Query Processing in Postgres

Query Process

Whenever a backend process receives a query to process, it passes through 5 phases.

Parser: parse the query into a parse tree
Analyzer: do semantic analysis and generate a query tree
Rewriter: transfer it using rules if you have any
Planner: generate a cost-effective plan
Executor: execute the plan to generate the result

1. Parser

Parse Tree

The parser parses the query into a tree-like structure, and the root node will be the SelectStmt.

Its main functionality is to check the syntax, not the semantics of it.

That means, if your syntax is wrong, the error will be thrown from here, but if you make some semantic error, i.e. using a table that doesn't exist, it will not throw an error.

2. Analyzer

Query Tree

The analyzer takes the parsed tree as input, analyzes it and forms a query tree.

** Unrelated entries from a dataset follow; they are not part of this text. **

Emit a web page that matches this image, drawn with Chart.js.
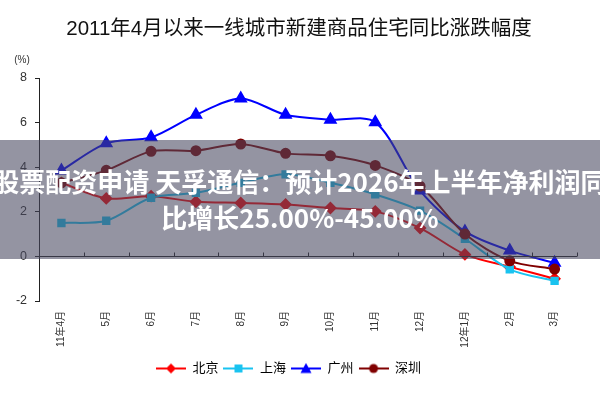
<!DOCTYPE html>
<html>
<head>
<meta charset="utf-8">
<script src="https://cdn.jsdelivr.net/npm/chart.js@4"></script>
<style>
  body { margin: 0; background: #fff; }
  #wrap { position: relative; width: 600px; height: 400px; overflow: hidden; }
  #banner {
    position: absolute; left: 0; top: 140px; width: 600px; height: 119px;
    background: rgba(70, 70, 95, 0.58);
    color: #fff; font-family: "Noto Sans CJK SC", sans-serif; font-weight: bold;
    font-size: 26px; text-align: center; white-space: nowrap;
  }
  #banner div { position: absolute; left: -100px; width: 800px; }
</style>
</head>
<body>
<div id="wrap">
  <canvas id="chart" width="600" height="400"></canvas>
  <div id="banner">
    <div style="top: 22px;">股票配资申请 天孚通信：预计2026年上半年净利润同</div>
    <div style="top: 58px;">比增长25.00%-45.00%</div>
  </div>
</div>
<script>
// categories and series (% year on year)
const months = ['11年4月', '5月', '6月', '7月', '8月', '9月', '10月', '11月', '12月', '12年1月', '2月', '3月'];
const beijing   = [3.3, 2.6, 2.7, 2.45, 2.4, 2.33, 2.17, 2.02, 1.27, 0.09, -0.47, -1.0];
const shanghai  = [1.5, 1.6, 2.63, 2.85, 3.3, 3.68, 3.3, 2.78, 2.05, 0.79, -0.58, -1.1];
const guangzhou = [3.85, 5.07, 5.34, 6.35, 7.08, 6.35, 6.13, 6.02, 2.95, 1.12, 0.26, -0.29];
const shenzhen  = [3.3, 3.86, 4.71, 4.74, 5.04, 4.62, 4.51, 4.08, 3.15, 1.0, -0.2, -0.57];

const title = '2011年4月以来一线城市新建商品住宅同比涨跌幅度';
const FONT = '"Liberation Sans", "Noto Sans CJK SC", sans-serif';

// legend icon: short line with the marker in the middle
function legendIcon(color, style) {
  const c = document.createElement('canvas');
  c.width = 30; c.height = 12;
  const g = c.getContext('2d');
  g.strokeStyle = color; g.fillStyle = color; g.lineWidth = 2;
  g.beginPath(); g.moveTo(0, 6); g.lineTo(30, 6); g.stroke();
  g.beginPath();
  if (style === 'rectRot') { g.moveTo(15, 1); g.lineTo(20, 6); g.lineTo(15, 11); g.lineTo(10, 6); }
  else if (style === 'rect') { g.rect(11, 2, 8, 8); }
  else if (style === 'triangle') { g.moveTo(15, 0.5); g.lineTo(20.5, 10.5); g.lineTo(9.5, 10.5); }
  else { g.arc(15, 6, 4.5, 0, Math.PI * 2); }
  g.fill();
  return c;
}

// title, unit label, and the x axis line drawn at 0 with small tick marks
const extras = {
  id: 'extras',
  afterDatasetsDraw(chart) {
    const { ctx, chartArea, scales } = chart;
    const y0 = Math.round(scales.y.getPixelForValue(0)) + 0.5;
    const step = (chartArea.right - chartArea.left) / months.length;
    ctx.save();
    ctx.strokeStyle = '#222';
    ctx.lineWidth = 1;
    ctx.beginPath();
    ctx.moveTo(chartArea.left, y0);
    ctx.lineTo(chartArea.right, y0);
    for (let i = 1; i <= months.length; i++) {
      const x = Math.round(chartArea.left + step * i) + 0.5;
      ctx.moveTo(x, y0);
      ctx.lineTo(x, y0 - 4);
    }
    ctx.stroke();
    ctx.textAlign = 'center';
    ctx.textBaseline = 'middle';
    ctx.fillStyle = '#111';
    ctx.font = '20.5px ' + FONT;
    ctx.fillText(title, 299, 29);
    ctx.font = '10px ' + FONT;
    ctx.fillStyle = '#333';
    ctx.fillText('(%)', 22, 60);
    ctx.restore();
  }
};

function series(label, data, color, style, radius, order) {
  return {
    label: label, data: data, borderColor: color, backgroundColor: color,
    borderWidth: 2, pointStyle: style, pointRadius: radius, pointHoverRadius: radius,
    tension: 0.3, order: order, icon: legendIcon(color, style)
  };
}

new Chart(document.getElementById('chart'), {
  type: 'line',
  data: {
    labels: months,
    datasets: [
      series('北京', beijing, '#ff0000', 'rectRot', 5, 3),
      series('上海', shanghai, '#19c3f0', 'rect', 4.5, 2),
      series('广州', guangzhou, '#0000ff', 'triangle', 6, 1),
      series('深圳', shenzhen, '#800000', 'circle', 4.5, 0)
    ]
  },
  options: {
    responsive: false,
    animation: false,
    layout: { padding: { top: 78, left: 0, right: 23, bottom: 15 } },
    plugins: {
      title: { display: false },
      legend: {
        position: 'bottom',
        labels: {
          usePointStyle: true,
          pointStyleWidth: 30,
          padding: 5,
          color: '#333',
          font: { family: FONT, size: 13 },
          generateLabels(chart) {
            return chart.data.datasets.map((ds, i) => ({
              text: ds.label, pointStyle: ds.icon, fillStyle: ds.borderColor,
              strokeStyle: ds.borderColor, lineWidth: 0, datasetIndex: i, hidden: false
            }));
          }
        }
      },
      tooltip: { enabled: false }
    },
    scales: {
      x: {
        offset: true,
        grid: { display: false, drawTicks: false },
        border: { display: false },
        ticks: {
          minRotation: 90, maxRotation: 90, padding: 10, autoSkip: false,
          color: '#333', font: { family: FONT, size: 10 }
        },
        afterFit(scale) { scale.height = 56; }
      },
      y: {
        min: -2, max: 8,
        ticks: { stepSize: 2, padding: 8, color: '#333', font: { family: FONT, size: 12.5 } },
        grid: { drawOnChartArea: false, drawTicks: true, tickLength: 4, color: '#222' },
        border: { display: true, color: '#222' },
        afterFit(scale) { scale.width = 39; }
      }
    }
  },
  plugins: [extras]
});
</script>
</body>
</html>
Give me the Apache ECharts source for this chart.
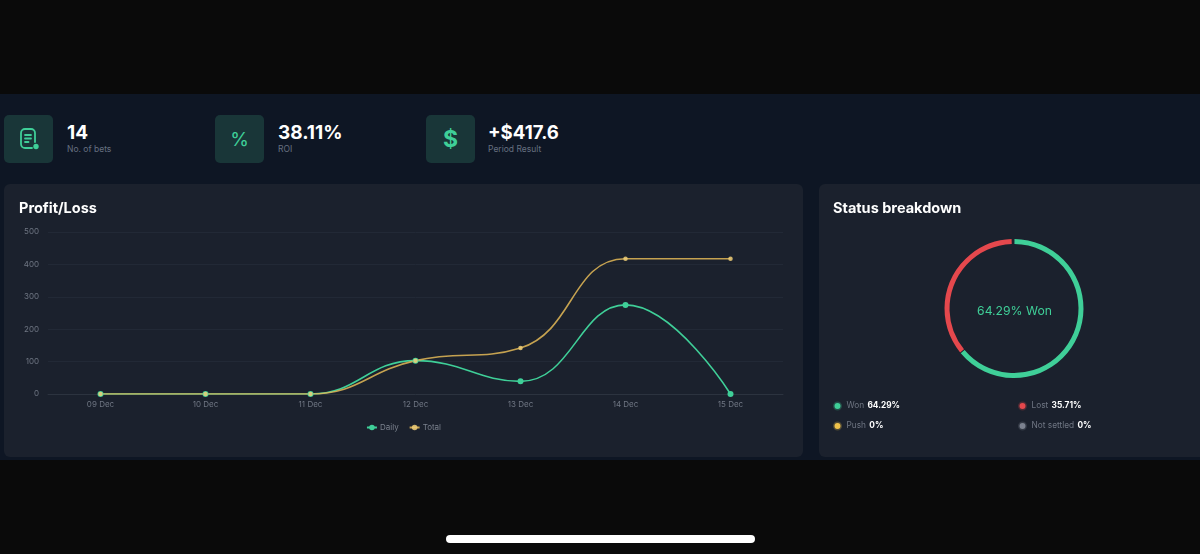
<!DOCTYPE html>
<html>
<head>
<meta charset="utf-8">
<title>Profit/Loss</title>
<script src="https://cdn.jsdelivr.net/npm/echarts@6/dist/echarts.min.js"></script>
<style>
html, body { margin: 0; padding: 0; width: 1200px; height: 554px; overflow: hidden; background: #0a0a0a; font-family: Inter, "Noto Sans", sans-serif; }
.band { position: absolute; left: 0; top: 94px; width: 1200px; height: 366px; background: #0e1624; }
.card { position: absolute; top: 184px; height: 273px; background: #1b212d; border-radius: 6px; }
.card h2 { position: absolute; left: 15px; top: 14px; margin: 0; font-size: 14.5px; line-height: 20px; font-weight: 700; color: #fff; z-index: 2; }
.chart { position: absolute; left: 0; top: 0; width: 100%; height: 100%; }
.tile { position: absolute; top: 115px; width: 49px; height: 48px; background: #193638; border-radius: 5px; color: #3fcf98; display: flex; align-items: center; justify-content: center; }
.kpi { position: absolute; top: 122px; color: #fff; font-weight: 700; font-size: 19px; line-height: 21px; }
.kpi small { display: block; font-weight: 400; font-size: 8.5px; line-height: 11px; margin-top: 0.5px; color: #667080; }
.home { position: absolute; left: 446px; top: 535px; width: 309px; height: 8px; border-radius: 4px; background: #fff; }
</style>
</head>
<body>
<div class="band"></div>

<div class="tile" style="left:4px">
  <svg width="22" height="24" viewBox="0 0 22 24" fill="none" stroke="#3fcf98" stroke-width="1.8" stroke-linecap="round">
    <path d="M14 21H7a4 4 0 0 1-4-4V6a4 4 0 0 1 4-4h6a4 4 0 0 1 4 4v9"/>
    <path d="M7 8h6M7 11.500h6M7 15h3.500"/>
    <circle cx="18" cy="19.500" r="2.700" fill="#3fcf98" stroke="none"/>
  </svg>
</div>
<div class="kpi" style="left:67px">14<small>No. of bets</small></div>

<div class="tile" style="left:215px;font-size:19px;font-weight:400">%</div>
<div class="kpi" style="left:278px">38.11%<small>ROI</small></div>

<div class="tile" style="left:426px;font-size:23px;font-weight:700">$</div>
<div class="kpi" style="left:488px;font-size:18.6px">+$417.6<small>Period Result</small></div>

<div class="card" style="left:4px;width:799px"><h2>Profit/Loss</h2><div id="lineChart" class="chart"></div></div>
<div class="card" style="left:819px;width:381px;border-radius:6px 0 0 6px"><h2 style="left:14px">Status breakdown</h2><div id="pieChart" class="chart"></div></div>
<div class="home"></div>

<script>
var days = ['09 Dec', '10 Dec', '11 Dec', '12 Dec', '13 Dec', '14 Dec', '15 Dec'];
var daily = [0, 0, 0, 103, 39, 275, 0];
var total = [0, 0, 0, 103, 142, 417.6, 417.6];

var statusNames = ['Won', 'Lost', 'Push', 'Not settled'];
var statusValues = [64.29, 35.71, 0, 0];
var statusColors = ['#3fcf98', '#e5484d', '#f0c24b', '#7c8290'];
var statusHalos = ['rgba(63,207,152,0.25)', 'rgba(229,72,77,0.25)', 'rgba(240,194,75,0.25)', 'rgba(124,130,144,0.25)'];

var font = 'Inter, "Noto Sans", sans-serif';

var lineChart = echarts.init(document.getElementById('lineChart'));
lineChart.setOption({
	animation: false,
	grid: { left: 44, right: 20, top: 48, bottom: 63 },
	legend: {
		top: 234.500,
		left: 'center',
		itemWidth: 10,
		itemHeight: 7,
		itemGap: 10,
		textStyle: { color: '#7a818d', fontSize: 8, fontFamily: font, padding: [0, 0, 0, -2] },
		data: ['Daily', 'Total']
	},
	xAxis: {
		type: 'category',
		data: days,
		axisTick: { show: false },
		axisLine: { lineStyle: { color: '#2c333f', width: 1 } },
		axisLabel: { color: '#6f7683', fontSize: 8, fontFamily: font, margin: 7 }
	},
	yAxis: {
		type: 'value',
		min: 0,
		max: 500,
		interval: 100,
		axisLine: { show: false },
		axisTick: { show: false },
		splitLine: { lineStyle: { color: '#222936', width: 1 } },
		axisLabel: { color: '#6f7683', fontSize: 8, fontFamily: font, margin: 9 }
	},
	series: [{
		name: 'Daily',
		type: 'line',
		data: daily,
		smooth: 0.45,
		symbol: 'circle',
		symbolSize: 6,
		lineStyle: { color: '#3fcf98', width: 1.600 },
		itemStyle: { color: '#3fcf98' }
	}, {
		name: 'Total',
		type: 'line',
		data: total,
		smooth: 0.45,
		symbol: 'circle',
		symbolSize: 4.500,
		lineStyle: { color: '#e3b857', width: 1.600, opacity: 0.85 },
		itemStyle: { color: '#f0cf78', opacity: 0.85 }
	}]
});

var pieData = [];
for (var i = 0; i < statusNames.length; i++) {
	pieData.push({ name: statusNames[i], value: statusValues[i], itemStyle: { color: statusColors[i] } });
}

// one legend per status so the two columns line up with the picture
var legendSpots = [[9, 211], [194, 211], [9, 231], [194, 231]];
var legends = [];
for (var j = 0; j < statusNames.length; j++) {
	legends.push({
		left: legendSpots[j][0],
		top: legendSpots[j][1],
		data: [statusNames[j]],
		icon: 'circle',
		itemWidth: 6,
		itemHeight: 6,
		itemGap: 0,
		selectedMode: false,
		itemStyle: { borderColor: statusHalos[j], borderWidth: 3 },
		formatter: function (name) {
			return '{n|' + name + '} {v|' + statusValues[statusNames.indexOf(name)] + '%}';
		},
		textStyle: {
			padding: [0, 0, 0, 1],
			rich: {
				n: { color: '#6f7683', fontSize: 8.300, fontFamily: font },
				v: { color: '#ffffff', fontSize: 8.300, fontWeight: 700, fontFamily: font }
			}
		}
	});
}

var pieChart = echarts.init(document.getElementById('pieChart'));
pieChart.setOption({
	animation: false,
	legend: legends,
	title: {
		text: statusValues[0] + '% ' + statusNames[0],
		left: 190.500,
		top: 122.500,
		textAlign: 'center',
		textVerticalAlign: 'middle',
		textStyle: { color: '#3fcf98', fontSize: 12.200, fontWeight: 400, fontFamily: font }
	},
	series: [{
		type: 'pie',
		center: [195, 124.500],
		radius: [64.500, 69.500],
		startAngle: 90,
		clockwise: true,
		padAngle: 0.800,
		label: { show: false },
		labelLine: { show: false },
		data: pieData
	}]
});
</script>
</body>
</html>
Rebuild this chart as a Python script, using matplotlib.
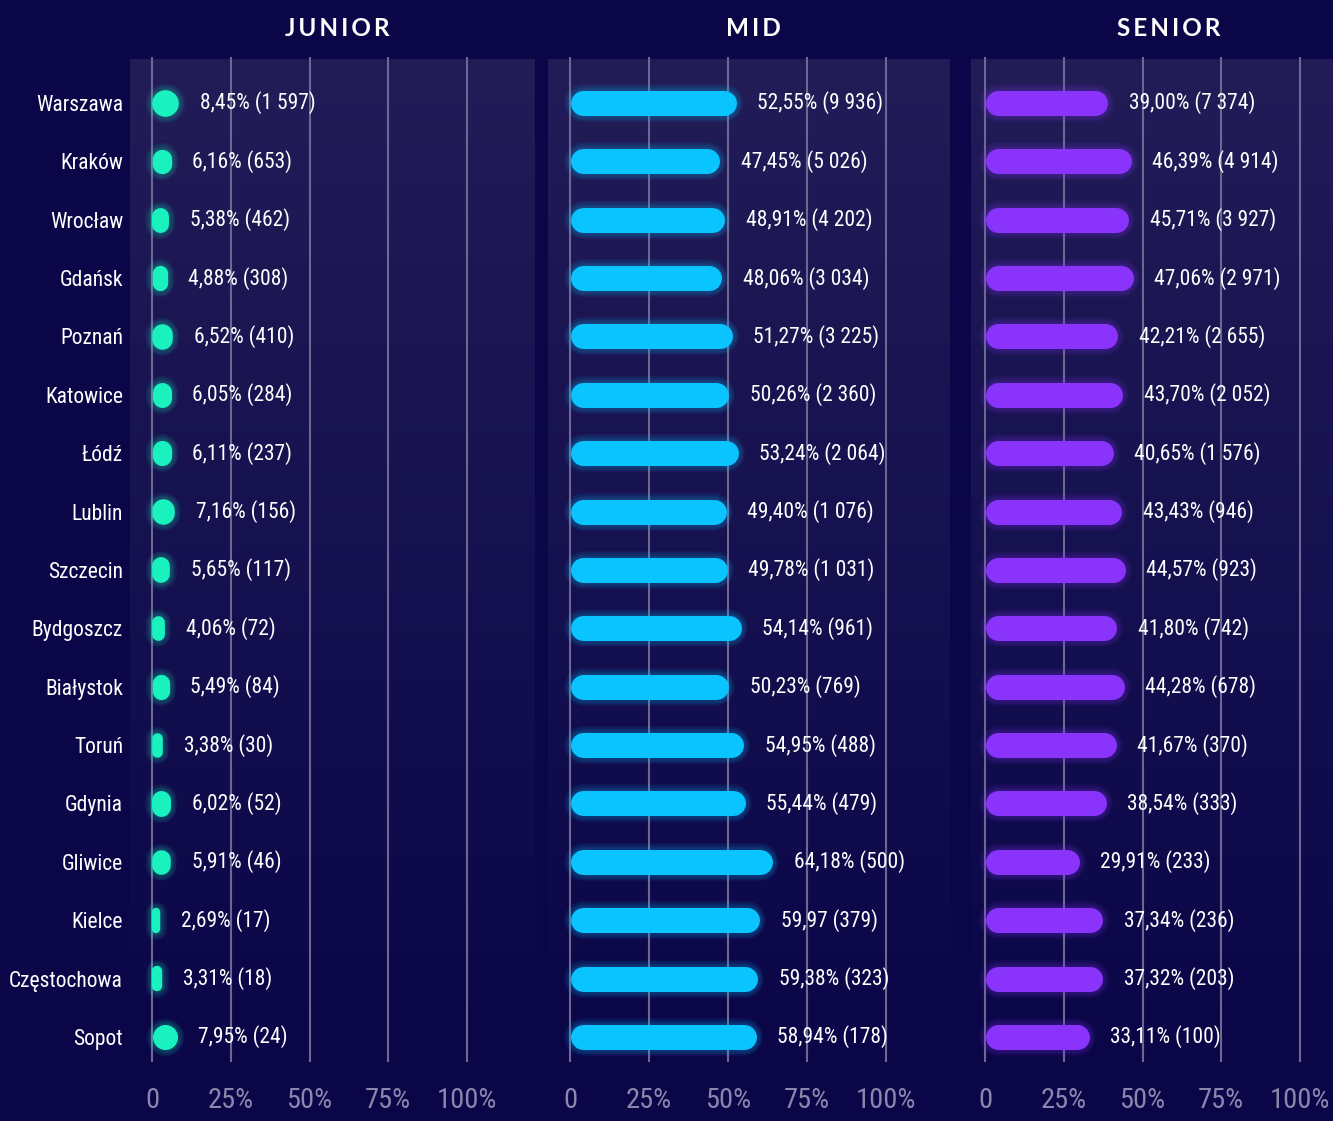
import numpy as np
import matplotlib
matplotlib.use("Agg")
import matplotlib.pyplot as plt
from matplotlib import font_manager as fm

cities = ["Warszawa", "Kraków", "Wrocław", "Gdańsk", "Poznań", "Katowice", "Łódź",
          "Lublin", "Szczecin", "Bydgoszcz", "Białystok", "Toruń", "Gdynia", "Gliwice",
          "Kielce", "Częstochowa", "Sopot"]
junior_pct = [8.45, 6.16, 5.38, 4.88, 6.52, 6.05, 6.11, 7.16, 5.65, 4.06, 5.49, 3.38,
              6.02, 5.91, 2.69, 3.31, 7.95]
junior_cnt = [1597, 653, 462, 308, 410, 284, 237, 156, 117, 72, 84, 30, 52, 46, 17, 18, 24]
mid_pct = [52.55, 47.45, 48.91, 48.06, 51.27, 50.26, 53.24, 49.40, 49.78, 54.14, 50.23,
           54.95, 55.44, 64.18, 59.97, 59.38, 58.94]
mid_cnt = [9936, 5026, 4202, 3034, 3225, 2360, 2064, 1076, 1031, 961, 769, 488, 479, 500,
           379, 323, 178]
senior_pct = [39.00, 46.39, 45.71, 47.06, 42.21, 43.70, 40.65, 43.43, 44.57, 41.80, 44.28,
              41.67, 38.54, 29.91, 37.34, 37.32, 33.11]
senior_cnt = [7374, 4914, 3927, 2971, 2655, 2052, 1576, 946, 923, 742, 678, 370, 333, 233,
              236, 203, 100]
titles = ["JUNIOR", "MID", "SENIOR"]
tick_vals = [0, 25, 50, 75, 100]
tick_labels = ["0", "25%", "50%", "75%", "100%"]

names = {f.name for f in fm.fontManager.ttflist}
cond = "Roboto Condensed" if "Roboto Condensed" in names else (
    "Liberation Sans Narrow" if "Liberation Sans Narrow" in names else "DejaVu Sans")

W, H = 1333, 1121
BG = "#0b0648"
fig = plt.figure(figsize=(W / 100, H / 100), dpi=100, facecolor=BG)

def fmt_num(n):
    return f"{n:,}".replace(",", " ")

def fmt_pct(p):
    return f"{p:.2f}".replace(".", ",") + "%"

PT = 72 / 100.0  # points per pixel

panels = [
    dict(pct=junior_pct, cnt=junior_cnt, color="#19f2bf", x0=130, x1=535, z=152, h=467, title_x=337),
    dict(pct=mid_pct, cnt=mid_cnt, color="#0ac4ff", x0=548, x1=950, z=570, h=886, title_x=753),
    dict(pct=senior_pct, cnt=senior_cnt, color="#8a34fb", x0=971, x1=1333, z=985, h=1300, title_x=1169),
]
TOP, BOT = 57, 1062
ROW0, ROWSTEP = 103, (1037 - 103) / 16
BAR_H = 25

for k, p in enumerate(panels):
    s = (p["h"] - p["z"]) / 100.0
    xl = (p["x0"] - p["z"]) / s
    xr = (p["x1"] - p["z"]) / s
    yt = (TOP - ROW0) / ROWSTEP
    yb = (BOT - ROW0) / ROWSTEP
    ax = fig.add_axes([p["x0"] / W, 1 - BOT / H, (p["x1"] - p["x0"]) / W, (BOT - TOP) / H])
    ax.set_facecolor(BG)
    for sp in ax.spines.values():
        sp.set_visible(False)
    grad = np.linspace(1, 0, 256).reshape(-1, 1) ** 1.1
    top_c = np.array([0x22, 0x1d, 0x57]) / 255
    bg_c = np.array([0x0b, 0x06, 0x48]) / 255
    img = bg_c + (top_c - bg_c) * grad[..., None]
    ax.imshow(img, extent=[xl, xr, yb, (60 - ROW0) / ROWSTEP], aspect="auto", zorder=0,
              interpolation="bicubic")
    ax.set_xlim(xl, xr)
    ax.set_ylim(yb, yt)
    ax.set_xticks(tick_vals)
    ax.set_xticklabels(tick_labels)
    ax.grid(axis="x", color="#6d6893", lw=1.5, zorder=1)
    ax.set_axisbelow(True)
    ax.tick_params(axis="x", length=0, pad=18, labelcolor="#8a86ad", labelsize=20.5)
    for lab in ax.get_xticklabels():
        lab.set_family(cond)
    ypos = np.arange(len(cities))
    ax.set_yticks(ypos)
    if k == 0:
        ax.set_yticklabels(cities, color="white", fontsize=15.5, family=cond)
        ax.tick_params(axis="y", length=0, pad=5)
    else:
        ax.set_yticklabels([])
        ax.tick_params(axis="y", length=0)
    for i, (v, c) in enumerate(zip(p["pct"], p["cnt"])):
        w_px = v * s
        if abs(w_px - BAR_H) < 2:
            for g in range(5):
                ax.plot([v / 2], [i], marker="o", ms=(w_px + 3 + 2.5 * g) * PT, mew=0,
                        color=p["color"], alpha=0.06, zorder=2)
            ax.plot([v / 2], [i], marker="o", ms=w_px * PT, mew=0, color=p["color"], zorder=3)
        else:
            if w_px > BAR_H:
                r = BAR_H / 2 / s
                xs, ys = [r, v - r], [i, i]
                lw_px = BAR_H
            else:
                half = (BAR_H - w_px) / 2 / ROWSTEP
                xs, ys = [v / 2, v / 2], [i - half, i + half]
                lw_px = w_px
            for g in range(5):
                ax.plot(xs, ys, color=p["color"], lw=(lw_px + 3 + 2.5 * g) * PT,
                        solid_capstyle="round", alpha=0.06, zorder=2)
            ax.plot(xs, ys, color=p["color"], lw=lw_px * PT, solid_capstyle="round", zorder=3)
        pct_txt = fmt_pct(v)
        if k == 1 and i == 14:
            pct_txt = pct_txt.rstrip("%")
        ax.text(v + 21 / s, i, f"{pct_txt} ({fmt_num(c)})", color="white", fontsize=15.5,
                va="center", ha="left", zorder=4, family=cond)
    fig.text(p["title_x"] / W, 1 - 28 / H, "\u2009".join(titles[k]), color="white",
             fontsize=17.5, fontweight="bold", family="Lato", ha="center", va="center")

fig.savefig("out.png", dpi=100, facecolor=BG)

Here, all semantics of your query are being checked, like whether the table name exists or not.

The main components of a query tree are:

targetlist: the list of columns or expressions we want in our result set. If you use the * sign here, it will be replaced by all columns explicitly.
rengetable: the list of all relations that are being used in the query. It also holds information like the OID and the name of the tables.
jointree: it holds the FROM and WHERE clause. It also contains information about your JOIN strategies with ON or USING conditions.
sortclause: the list of sorting clauses While the query tree has more components, these are some primary ones.

3. Rewriter

Rewriter transforms your query tree using the rule system you have defined.

You can check your rules using the pg_rules system view.

For example, it attaches your views as a subquery.

4. Planner

testdb: EXPLAIN SELECT * FROM tbl_a WHERE id < 300 ORDER BY data;

                          QUERY PLAN
---------------------------------------------------------------
 Sort  (cost=182.34..183.09 rows=300 width=8)
   Sort Key: data
   ->  Seq Scan on tbl_a  (cost=0.00..170.00 rows=300 width=8)
         Filter: (id < 300)
(4 rows)

Plan Tree

The planner receives a query tree as input and tries to find a cost-efficient query plan to execute it.

The planner in Postgres uses a cost-based optimisation instead of a rule-based optimisation.

You can use the EXPLAIN command to see the query plan.

In the tree form, it has a parent node where the tree starts, called PlannedStmt.

In child nodes, we have interlinked plan nodes, which are executed in a bottom-up approach. That means, it will execute the SqeScan node first, then SortNode.

5. Executor

Using the plan tree, the executor will start executing the query.

It will allocate some memory areas, like temp_buffers and work_mem, in advance to store the temporary tables if needed.

It uses MVCC to maintain consistency and isolation for transactions.